In Spain, as in many other countries, the gas sector is crucial given its strategic importance and its necessary use for many industrial and consumer applications. It is also one of the most complex sectors, with several players spread over different upstream and downstream markets such as production, supply, transport, or retailing.
The Spanish gas retail market achieved full liberalization in 2003. However, according to the Spanish Competition Authority ("CNMC") view, some of the competition problems that were identified have persisted beyond liberalization and the structure of the market is characterised by high levels of concentration and vertical integration, which may facilitate restrictive behaviours by the main actors active in this sector. In fact, formal proceedings have been opened on numerous occasions aiming to investigate anticompetitive practices in the Spanish gas market over the past 20 years.
The most recent precedents in the gas sector have provided sanctions for acts of unfair competition which affected the public interest by the distortion of free competition and price fixing practices by a sectoral association. Abusive conducts by dominant undertakings have also been repeatedly fined consisting of, for instance, a refusal to change retail supplier; refusal to access the transport network; or the imposition of excessive prices.

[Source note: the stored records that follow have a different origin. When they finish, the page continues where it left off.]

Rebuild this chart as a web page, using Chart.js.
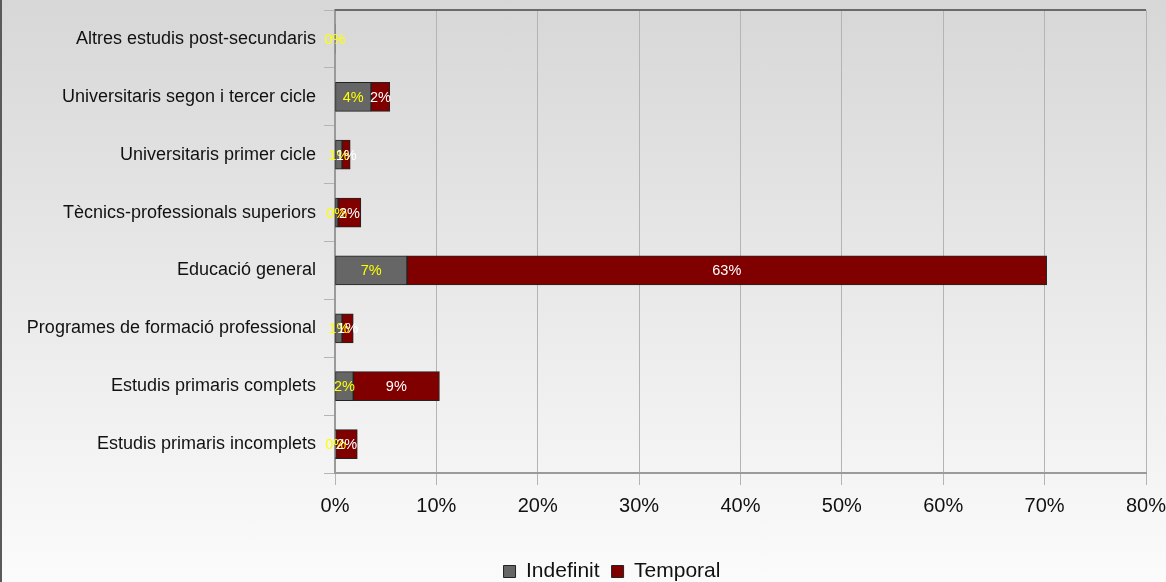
<!DOCTYPE html>
<html lang="ca">
<head>
    <meta charset="UTF-8">
    <title>Contractes per nivell d'estudis</title>
    <script src="https://cdnjs.cloudflare.com/ajax/libs/Chart.js/4.4.0/chart.umd.min.js"></script>
    <style>
        * { margin: 0; padding: 0; box-sizing: border-box; }
        html, body { width: 1166px; height: 582px; overflow: hidden; }
        body {
            background: linear-gradient(180deg, #d7d7d7 0%, #fbfbfb 100%);
            border-left: 2px solid #5a5a5a;
        }
        .wrap { position: relative; width: 1164px; height: 582px; }
    </style>
</head>
<body>
    <div class="wrap"><canvas id="chart"></canvas></div>

    <script>
        const categories = [
            'Altres estudis post-secundaris',
            'Universitaris segon i tercer cicle',
            'Universitaris primer cicle',
            'Tècnics-professionals superiors',
            'Educació general',
            'Programes de formació professional',
            'Estudis primaris complets',
            'Estudis primaris incomplets'
        ];
        const indefinit = [0, 3.55, 0.7, 0.3, 7.1, 0.7, 1.8, 0.1];
        const temporal = [null, 1.85, 0.8, 2.25, 63.1, 1.1, 8.5, 2.1];
        const xTicks = [0, 10, 20, 30, 40, 50, 60, 70, 80];

        const labelColors = ['#ffff00', '#ffffff'];
        const font = '"Liberation Sans", Arial, sans-serif';

        // value labels drawn in the middle of each segment
        const valueLabels = {
            id: 'valueLabels',
            afterDatasetsDraw(chart) {
                const ctx = chart.ctx;
                ctx.save();
                ctx.font = '14.5px ' + font;
                ctx.textAlign = 'center';
                ctx.textBaseline = 'middle';
                chart.data.datasets.forEach((ds, i) => {
                    const meta = chart.getDatasetMeta(i);
                    meta.data.forEach((el, j) => {
                        const v = ds.data[j];
                        if (v === null) return;
                        ctx.fillStyle = labelColors[i];
                        ctx.fillText(Math.round(v) + '%', (el.x + el.base) / 2, el.y + 1);
                    });
                });
                ctx.restore();
            }
        };

        // dark top line of the plot area
        const frame = {
            id: 'frame',
            afterLayout(chart) {
                // legend sits a bit right of the canvas centre
                chart.legend.left += 38;
                chart.legend.right += 38;
            },
            afterDraw(chart) {
                const { ctx, chartArea: a } = chart;
                ctx.save();
                ctx.strokeStyle = '#6a6a6a';
                ctx.lineWidth = 2;
                ctx.beginPath();
                ctx.moveTo(a.left, a.top);
                ctx.lineTo(a.right, a.top);
                ctx.stroke();
                ctx.restore();
            }
        };

        const border = ctx => (ctx.raw ? 1 : 0);

        new Chart(document.getElementById('chart'), {
            type: 'bar',
            data: {
                labels: categories,
                datasets: [{
                    label: 'Indefinit',
                    data: indefinit,
                    backgroundColor: '#666666',
                    borderColor: '#222222',
                    borderWidth: border,
                    borderSkipped: false,
                    barThickness: 29
                }, {
                    label: 'Temporal',
                    data: temporal,
                    backgroundColor: '#800000',
                    borderColor: '#222222',
                    borderWidth: border,
                    borderSkipped: false,
                    barThickness: 29
                }]
            },
            options: {
                indexAxis: 'y',
                responsive: true,
                maintainAspectRatio: false,
                animation: false,
                layout: { padding: { top: 10, right: 20, bottom: -10, left: 0 } },
                scales: {
                    x: {
                        stacked: true,
                        min: 0,
                        max: 80,
                        afterBuildTicks(scale) {
                            scale.ticks = xTicks.map(v => ({ value: v }));
                        },
                        afterFit(scale) {
                            scale.height = 76;
                            scale.paddingLeft = 0;
                            scale.paddingRight = 0;
                        },
                        ticks: {
                            color: '#111111',
                            font: { size: 20, family: font },
                            padding: 9,
                            callback: v => v + '%'
                        },
                        grid: { color: '#b4b4b4', lineWidth: 1, tickLength: 12 },
                        border: { color: '#9a9a9a', width: 2 }
                    },
                    y: {
                        stacked: true,
                        afterFit(scale) {
                            scale.width = 333;
                            scale.paddingTop = 0;
                            scale.paddingBottom = 0;
                        },
                        ticks: {
                            color: '#111111',
                            font: { size: 18, family: font },
                            padding: 8
                        },
                        grid: { drawOnChartArea: false, offset: true, color: '#b4b4b4', tickLength: 11 },
                        border: { color: '#9a9a9a', width: 2 }
                    }
                },
                plugins: {
                    legend: {
                        position: 'bottom',
                        labels: {
                            color: '#111111',
                            font: { size: 21, family: font },
                            boxWidth: 12,
                            boxHeight: 12,
                            padding: 12,
                            generateLabels(chart) {
                                return Chart.defaults.plugins.legend.labels.generateLabels(chart).map(item => {
                                    item.lineWidth = 1;
                                    item.strokeStyle = '#222222';
                                    return item;
                                });
                            }
                        }
                    },
                    tooltip: { enabled: false }
                }
            },
            plugins: [valueLabels, frame]
        });
    </script>
</body>
</html>
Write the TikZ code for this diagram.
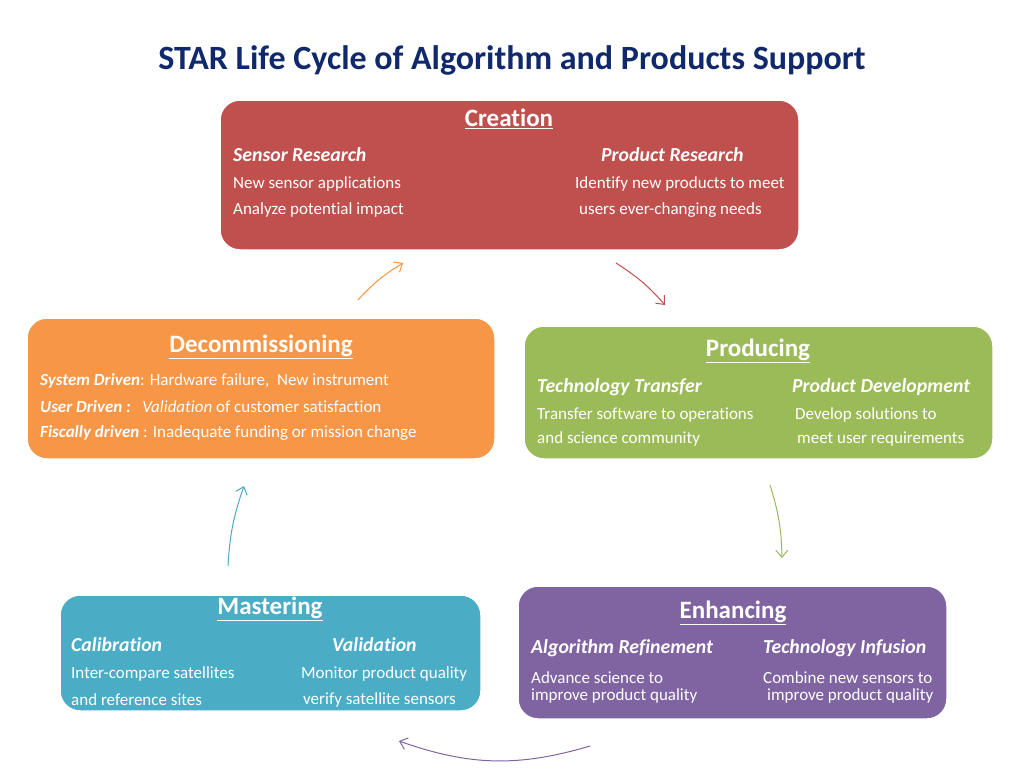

CNMC has now apparently become aware of a new potential abuse in the Spanish gas market. In particular, the CNMC has recently announced that it is conducting an investigation for alleged restrictive behaviour that would consist of an abuse of dominant position through a market foreclosure strategy involving third-party competitors.
A few weeks ago, it became public knowledge that the CNMC has carried out a dawn raid on 30 September and 1 October 2020 at the premises of a gas company. However, the CNMC has so far decided not to make public the name of the company under investigation.
Despite the absence of details regarding the status of the investigation, it has already had a high impact on the media. For the time being, it remains to be seen whether there are further developments regarding this case or, by contrast, whether the CNMC considers that there is not enough evidence that justify the opening of formal proceedings.